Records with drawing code
start

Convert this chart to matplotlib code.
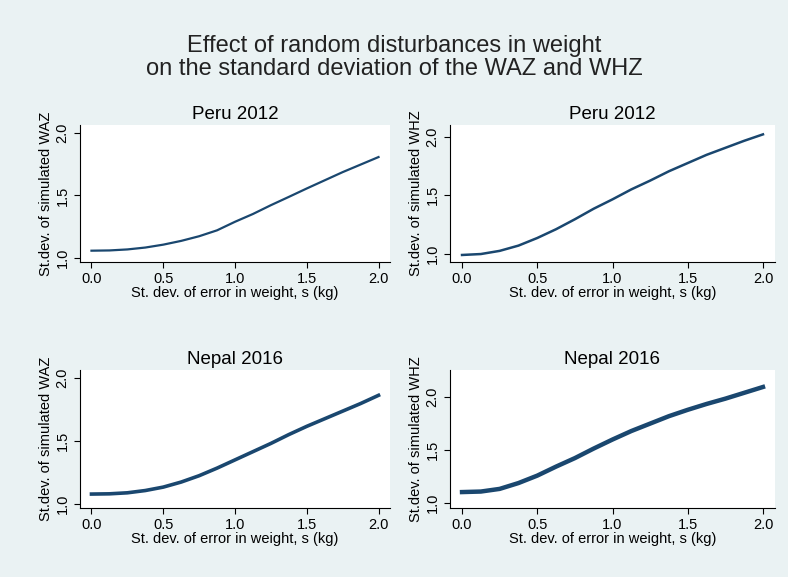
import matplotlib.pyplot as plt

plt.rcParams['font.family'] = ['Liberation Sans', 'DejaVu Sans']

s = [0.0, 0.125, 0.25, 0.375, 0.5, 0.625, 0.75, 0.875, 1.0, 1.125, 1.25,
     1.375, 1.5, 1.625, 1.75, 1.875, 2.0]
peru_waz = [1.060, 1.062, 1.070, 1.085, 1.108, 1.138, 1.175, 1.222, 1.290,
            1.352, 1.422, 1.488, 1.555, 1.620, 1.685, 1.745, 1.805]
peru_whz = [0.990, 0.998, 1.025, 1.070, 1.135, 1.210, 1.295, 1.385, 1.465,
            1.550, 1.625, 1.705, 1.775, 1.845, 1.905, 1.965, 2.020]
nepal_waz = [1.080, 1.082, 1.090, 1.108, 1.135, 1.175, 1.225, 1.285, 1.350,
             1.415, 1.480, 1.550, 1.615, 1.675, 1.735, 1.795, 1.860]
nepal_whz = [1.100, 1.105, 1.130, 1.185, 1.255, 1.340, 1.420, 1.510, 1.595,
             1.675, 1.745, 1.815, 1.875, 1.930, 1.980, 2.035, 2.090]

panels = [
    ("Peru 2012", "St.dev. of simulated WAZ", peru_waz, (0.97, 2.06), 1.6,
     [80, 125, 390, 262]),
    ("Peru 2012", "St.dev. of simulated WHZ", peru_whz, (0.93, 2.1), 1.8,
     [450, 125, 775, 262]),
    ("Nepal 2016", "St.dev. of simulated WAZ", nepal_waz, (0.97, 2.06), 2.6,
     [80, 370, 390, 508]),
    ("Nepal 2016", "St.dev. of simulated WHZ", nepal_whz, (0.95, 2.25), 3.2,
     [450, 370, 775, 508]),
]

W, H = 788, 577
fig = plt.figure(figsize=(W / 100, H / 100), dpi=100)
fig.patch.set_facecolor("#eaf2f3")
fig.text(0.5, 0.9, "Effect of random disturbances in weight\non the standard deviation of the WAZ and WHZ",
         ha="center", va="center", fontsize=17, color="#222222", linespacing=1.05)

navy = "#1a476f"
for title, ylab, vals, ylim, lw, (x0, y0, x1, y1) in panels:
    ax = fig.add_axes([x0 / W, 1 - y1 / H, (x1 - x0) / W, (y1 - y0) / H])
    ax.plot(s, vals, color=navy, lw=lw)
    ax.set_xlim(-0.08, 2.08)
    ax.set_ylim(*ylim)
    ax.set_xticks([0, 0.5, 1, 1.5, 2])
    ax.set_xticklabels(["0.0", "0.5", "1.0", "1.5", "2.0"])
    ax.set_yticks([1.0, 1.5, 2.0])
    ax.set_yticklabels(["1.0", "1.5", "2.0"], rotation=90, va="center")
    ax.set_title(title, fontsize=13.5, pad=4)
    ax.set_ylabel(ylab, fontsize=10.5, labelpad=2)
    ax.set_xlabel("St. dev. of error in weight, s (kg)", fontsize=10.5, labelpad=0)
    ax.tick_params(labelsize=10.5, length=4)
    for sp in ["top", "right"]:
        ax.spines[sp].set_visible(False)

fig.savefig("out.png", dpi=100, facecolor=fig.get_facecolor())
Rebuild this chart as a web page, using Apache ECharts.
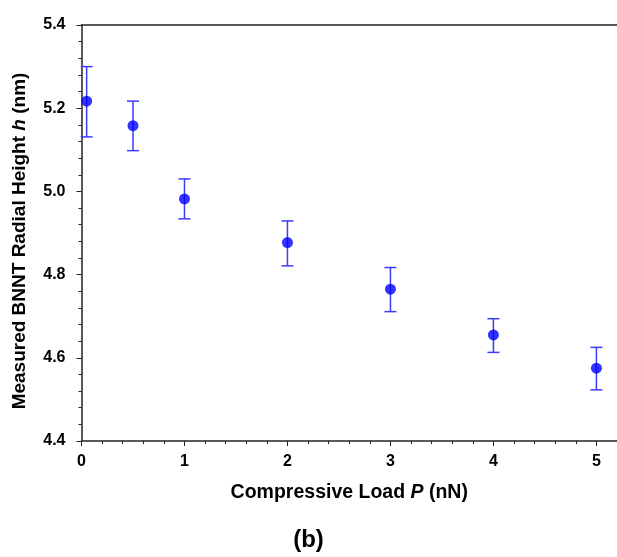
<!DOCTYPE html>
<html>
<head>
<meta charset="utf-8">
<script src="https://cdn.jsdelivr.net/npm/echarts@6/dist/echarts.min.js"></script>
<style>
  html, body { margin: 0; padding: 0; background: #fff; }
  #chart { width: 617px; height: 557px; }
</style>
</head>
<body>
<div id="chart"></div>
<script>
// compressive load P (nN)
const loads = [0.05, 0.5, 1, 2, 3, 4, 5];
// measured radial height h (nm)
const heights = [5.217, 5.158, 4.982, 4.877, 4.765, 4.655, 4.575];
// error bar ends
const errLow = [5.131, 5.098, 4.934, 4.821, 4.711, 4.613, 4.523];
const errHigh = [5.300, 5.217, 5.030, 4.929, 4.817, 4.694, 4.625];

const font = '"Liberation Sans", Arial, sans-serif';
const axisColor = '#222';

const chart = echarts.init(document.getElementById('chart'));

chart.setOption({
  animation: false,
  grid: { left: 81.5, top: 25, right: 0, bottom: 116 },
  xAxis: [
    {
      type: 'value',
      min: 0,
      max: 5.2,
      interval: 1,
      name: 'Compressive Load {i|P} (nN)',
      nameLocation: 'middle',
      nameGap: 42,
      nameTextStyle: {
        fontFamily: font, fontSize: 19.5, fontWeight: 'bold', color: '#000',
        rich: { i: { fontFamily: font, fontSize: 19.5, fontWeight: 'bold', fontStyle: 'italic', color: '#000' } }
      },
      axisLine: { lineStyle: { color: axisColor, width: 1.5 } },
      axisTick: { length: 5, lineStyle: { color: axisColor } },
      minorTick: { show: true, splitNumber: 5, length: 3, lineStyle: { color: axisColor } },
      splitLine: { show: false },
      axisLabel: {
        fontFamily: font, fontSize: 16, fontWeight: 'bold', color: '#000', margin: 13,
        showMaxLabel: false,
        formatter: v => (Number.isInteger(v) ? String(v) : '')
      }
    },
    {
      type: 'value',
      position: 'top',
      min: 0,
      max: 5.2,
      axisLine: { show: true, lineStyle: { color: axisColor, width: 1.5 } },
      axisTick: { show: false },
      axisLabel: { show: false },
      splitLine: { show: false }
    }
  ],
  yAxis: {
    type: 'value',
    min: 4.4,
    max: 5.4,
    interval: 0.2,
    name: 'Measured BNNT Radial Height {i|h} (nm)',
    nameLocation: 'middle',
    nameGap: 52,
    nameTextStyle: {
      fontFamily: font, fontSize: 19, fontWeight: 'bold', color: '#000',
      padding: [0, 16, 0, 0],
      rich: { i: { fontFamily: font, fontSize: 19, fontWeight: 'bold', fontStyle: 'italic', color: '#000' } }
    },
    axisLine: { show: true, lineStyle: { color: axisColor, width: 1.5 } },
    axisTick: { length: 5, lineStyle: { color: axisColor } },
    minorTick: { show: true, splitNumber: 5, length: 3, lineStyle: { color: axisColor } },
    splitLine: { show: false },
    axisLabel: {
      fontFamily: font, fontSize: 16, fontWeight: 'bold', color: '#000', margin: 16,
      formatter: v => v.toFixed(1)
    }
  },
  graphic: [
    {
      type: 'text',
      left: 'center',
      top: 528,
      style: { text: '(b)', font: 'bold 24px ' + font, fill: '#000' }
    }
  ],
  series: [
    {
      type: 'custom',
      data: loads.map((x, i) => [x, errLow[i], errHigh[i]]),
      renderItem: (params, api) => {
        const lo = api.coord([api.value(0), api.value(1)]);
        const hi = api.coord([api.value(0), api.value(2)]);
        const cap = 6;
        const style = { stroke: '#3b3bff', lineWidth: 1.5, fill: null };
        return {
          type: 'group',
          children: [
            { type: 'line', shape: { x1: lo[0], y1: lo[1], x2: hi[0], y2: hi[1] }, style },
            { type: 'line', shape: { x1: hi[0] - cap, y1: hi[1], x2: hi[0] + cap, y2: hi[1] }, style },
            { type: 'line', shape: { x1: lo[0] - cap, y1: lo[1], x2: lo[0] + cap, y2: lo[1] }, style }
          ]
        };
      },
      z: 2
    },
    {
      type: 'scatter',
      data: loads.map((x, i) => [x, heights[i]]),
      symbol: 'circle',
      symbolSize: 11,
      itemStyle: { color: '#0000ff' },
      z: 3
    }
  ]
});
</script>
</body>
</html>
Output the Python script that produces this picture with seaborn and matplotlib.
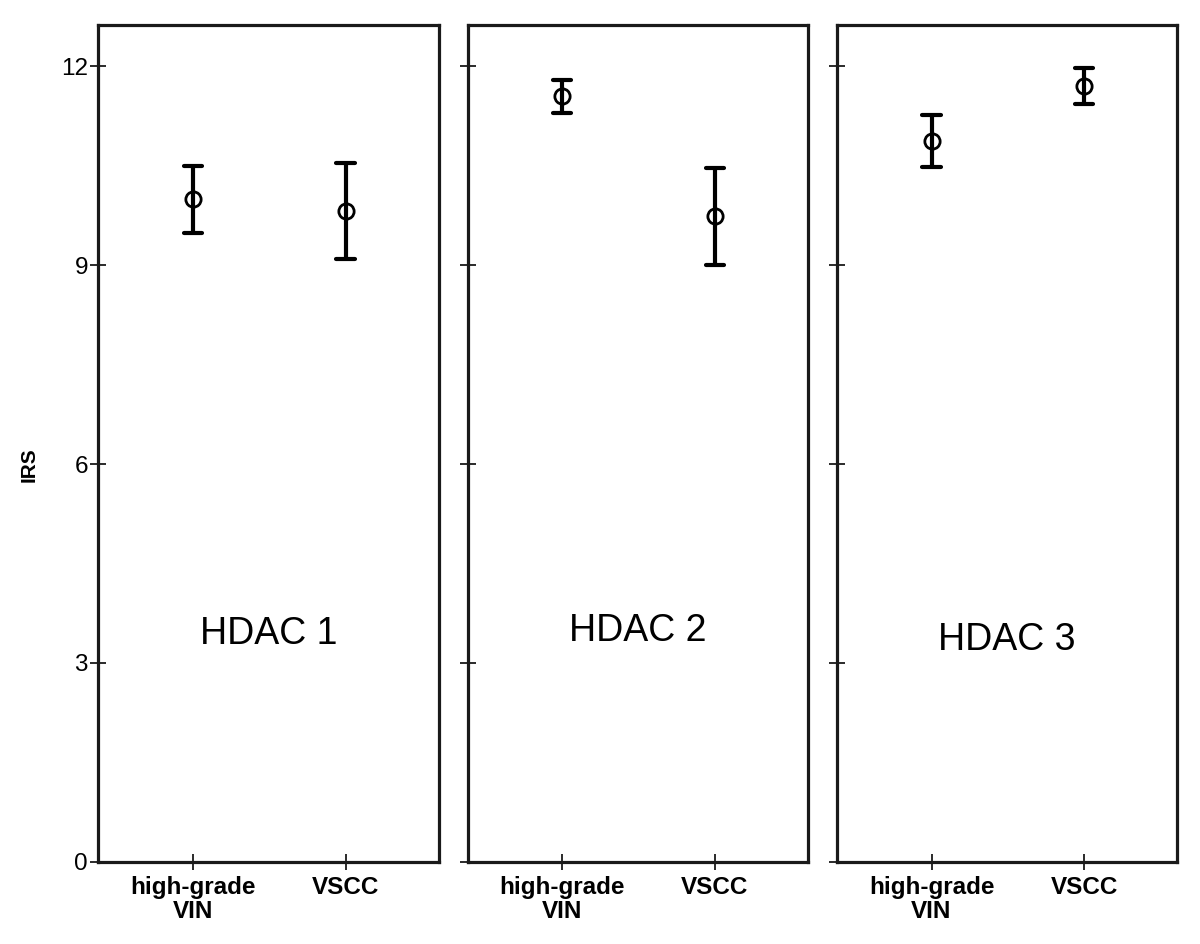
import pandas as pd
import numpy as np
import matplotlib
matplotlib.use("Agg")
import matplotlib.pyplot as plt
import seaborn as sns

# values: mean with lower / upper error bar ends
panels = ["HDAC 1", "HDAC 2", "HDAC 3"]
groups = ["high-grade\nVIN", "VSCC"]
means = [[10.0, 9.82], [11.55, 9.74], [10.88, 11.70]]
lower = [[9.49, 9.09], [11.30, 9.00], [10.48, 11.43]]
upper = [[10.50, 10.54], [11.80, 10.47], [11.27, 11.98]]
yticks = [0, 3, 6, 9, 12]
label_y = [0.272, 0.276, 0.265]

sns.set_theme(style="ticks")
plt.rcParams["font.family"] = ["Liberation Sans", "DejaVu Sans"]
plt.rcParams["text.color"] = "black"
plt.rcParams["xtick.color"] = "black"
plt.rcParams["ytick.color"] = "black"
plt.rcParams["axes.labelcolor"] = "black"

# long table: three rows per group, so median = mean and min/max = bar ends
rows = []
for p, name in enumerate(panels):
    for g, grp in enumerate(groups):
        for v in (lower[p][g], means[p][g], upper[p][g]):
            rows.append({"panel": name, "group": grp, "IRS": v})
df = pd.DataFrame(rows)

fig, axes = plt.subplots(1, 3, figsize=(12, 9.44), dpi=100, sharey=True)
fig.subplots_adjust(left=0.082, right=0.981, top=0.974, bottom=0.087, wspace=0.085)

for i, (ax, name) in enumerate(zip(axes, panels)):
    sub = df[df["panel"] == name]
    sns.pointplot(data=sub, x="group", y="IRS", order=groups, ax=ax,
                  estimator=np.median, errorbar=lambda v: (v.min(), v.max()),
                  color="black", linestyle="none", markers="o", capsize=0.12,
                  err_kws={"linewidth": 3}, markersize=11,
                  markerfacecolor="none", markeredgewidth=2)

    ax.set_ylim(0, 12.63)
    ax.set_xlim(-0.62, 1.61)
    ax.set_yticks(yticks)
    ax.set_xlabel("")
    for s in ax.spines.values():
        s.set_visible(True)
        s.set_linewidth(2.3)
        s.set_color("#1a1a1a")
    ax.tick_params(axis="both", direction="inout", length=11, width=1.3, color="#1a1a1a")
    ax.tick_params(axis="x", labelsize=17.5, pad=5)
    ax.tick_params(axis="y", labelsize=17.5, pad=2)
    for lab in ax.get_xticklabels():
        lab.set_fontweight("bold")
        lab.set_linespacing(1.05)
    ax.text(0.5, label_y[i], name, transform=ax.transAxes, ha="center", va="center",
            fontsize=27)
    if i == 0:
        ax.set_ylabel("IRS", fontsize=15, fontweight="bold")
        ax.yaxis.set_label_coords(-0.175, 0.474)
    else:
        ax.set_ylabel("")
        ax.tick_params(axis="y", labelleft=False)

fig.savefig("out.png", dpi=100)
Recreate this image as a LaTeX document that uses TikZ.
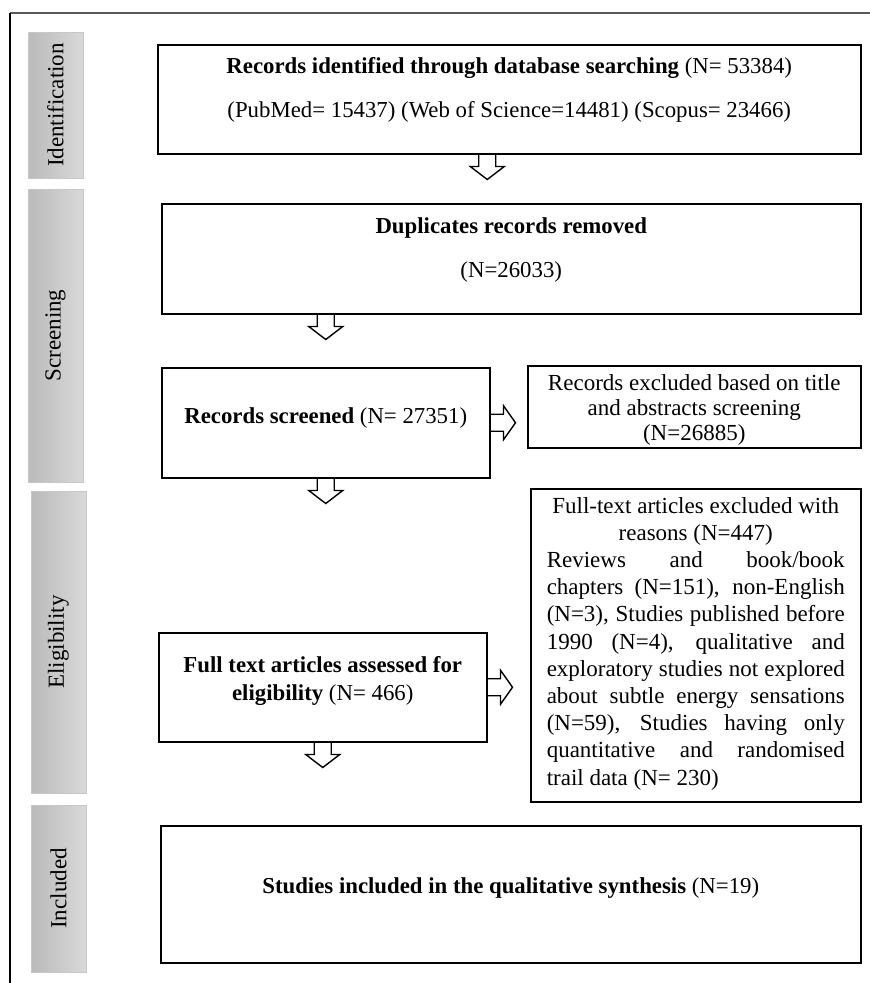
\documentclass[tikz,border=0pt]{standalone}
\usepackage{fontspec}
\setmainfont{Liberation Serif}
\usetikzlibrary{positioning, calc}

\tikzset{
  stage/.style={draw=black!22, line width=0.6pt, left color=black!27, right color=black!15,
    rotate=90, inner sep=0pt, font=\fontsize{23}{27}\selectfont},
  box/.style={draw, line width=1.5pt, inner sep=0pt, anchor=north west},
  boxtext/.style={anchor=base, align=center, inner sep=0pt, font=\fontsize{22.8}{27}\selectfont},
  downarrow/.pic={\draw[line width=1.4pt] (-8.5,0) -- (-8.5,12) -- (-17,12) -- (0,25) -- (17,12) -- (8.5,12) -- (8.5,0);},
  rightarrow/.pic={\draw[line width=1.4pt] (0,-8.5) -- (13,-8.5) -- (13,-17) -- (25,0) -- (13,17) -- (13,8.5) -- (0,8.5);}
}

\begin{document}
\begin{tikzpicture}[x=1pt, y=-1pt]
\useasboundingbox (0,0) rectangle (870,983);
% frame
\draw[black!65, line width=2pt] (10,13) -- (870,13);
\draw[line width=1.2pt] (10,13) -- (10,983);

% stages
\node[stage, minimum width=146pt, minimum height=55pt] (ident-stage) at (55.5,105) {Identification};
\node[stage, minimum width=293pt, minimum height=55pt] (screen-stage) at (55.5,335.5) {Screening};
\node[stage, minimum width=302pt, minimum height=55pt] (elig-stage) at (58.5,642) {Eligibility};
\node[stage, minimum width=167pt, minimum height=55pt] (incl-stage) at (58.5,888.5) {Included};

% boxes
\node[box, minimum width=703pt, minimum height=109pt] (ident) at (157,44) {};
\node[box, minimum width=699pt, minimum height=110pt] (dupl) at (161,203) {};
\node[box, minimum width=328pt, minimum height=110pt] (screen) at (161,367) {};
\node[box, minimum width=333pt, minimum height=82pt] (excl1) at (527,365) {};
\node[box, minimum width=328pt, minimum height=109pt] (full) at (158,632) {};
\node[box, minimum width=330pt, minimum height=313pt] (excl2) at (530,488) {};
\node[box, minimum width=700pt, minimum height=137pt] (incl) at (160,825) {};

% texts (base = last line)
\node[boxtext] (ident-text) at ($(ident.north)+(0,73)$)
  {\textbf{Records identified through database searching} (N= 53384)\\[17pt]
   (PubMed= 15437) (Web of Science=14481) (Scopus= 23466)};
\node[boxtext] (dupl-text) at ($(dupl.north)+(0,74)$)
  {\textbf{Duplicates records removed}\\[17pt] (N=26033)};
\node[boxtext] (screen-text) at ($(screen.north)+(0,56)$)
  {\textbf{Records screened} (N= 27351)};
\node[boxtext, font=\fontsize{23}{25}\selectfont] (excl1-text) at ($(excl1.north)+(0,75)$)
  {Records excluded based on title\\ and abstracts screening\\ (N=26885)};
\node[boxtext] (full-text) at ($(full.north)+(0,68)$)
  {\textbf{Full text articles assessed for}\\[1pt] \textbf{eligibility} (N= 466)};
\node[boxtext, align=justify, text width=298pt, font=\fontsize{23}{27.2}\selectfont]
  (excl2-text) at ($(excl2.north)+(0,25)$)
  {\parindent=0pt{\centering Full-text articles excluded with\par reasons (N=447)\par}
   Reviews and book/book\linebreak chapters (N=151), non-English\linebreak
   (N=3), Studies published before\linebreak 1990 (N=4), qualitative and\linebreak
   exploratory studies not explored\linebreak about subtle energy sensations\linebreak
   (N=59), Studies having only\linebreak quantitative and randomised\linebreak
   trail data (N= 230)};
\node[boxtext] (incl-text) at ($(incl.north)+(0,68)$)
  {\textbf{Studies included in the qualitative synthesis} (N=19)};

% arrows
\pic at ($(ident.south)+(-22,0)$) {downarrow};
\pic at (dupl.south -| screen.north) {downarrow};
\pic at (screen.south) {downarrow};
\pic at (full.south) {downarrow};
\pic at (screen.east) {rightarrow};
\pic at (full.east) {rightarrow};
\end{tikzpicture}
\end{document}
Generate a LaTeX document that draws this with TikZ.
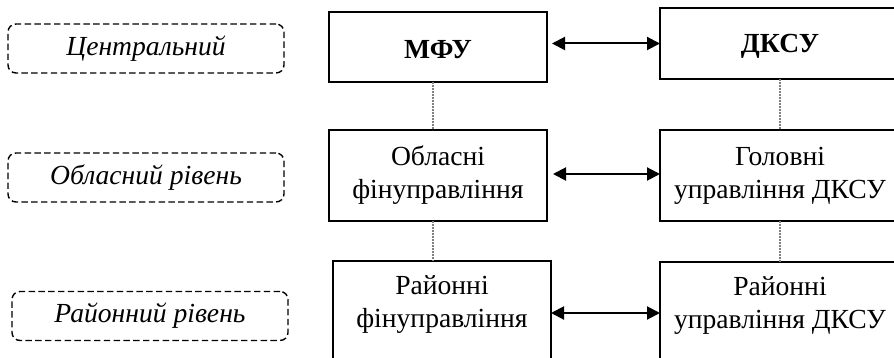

end

* **WORK TO BE COMPLETED**
Go to the line that contains "Output the Python" and copy from there down to the line that contains "import seaborn as sns", with both lines included. Pass over the pictures.

* **RESULT OF THE EXERCISE**
Output the Python script that produces this picture with seaborn and matplotlib.
import pandas as pd
import numpy as np
import matplotlib
matplotlib.use("Agg")
import matplotlib.pyplot as plt
import seaborn as sns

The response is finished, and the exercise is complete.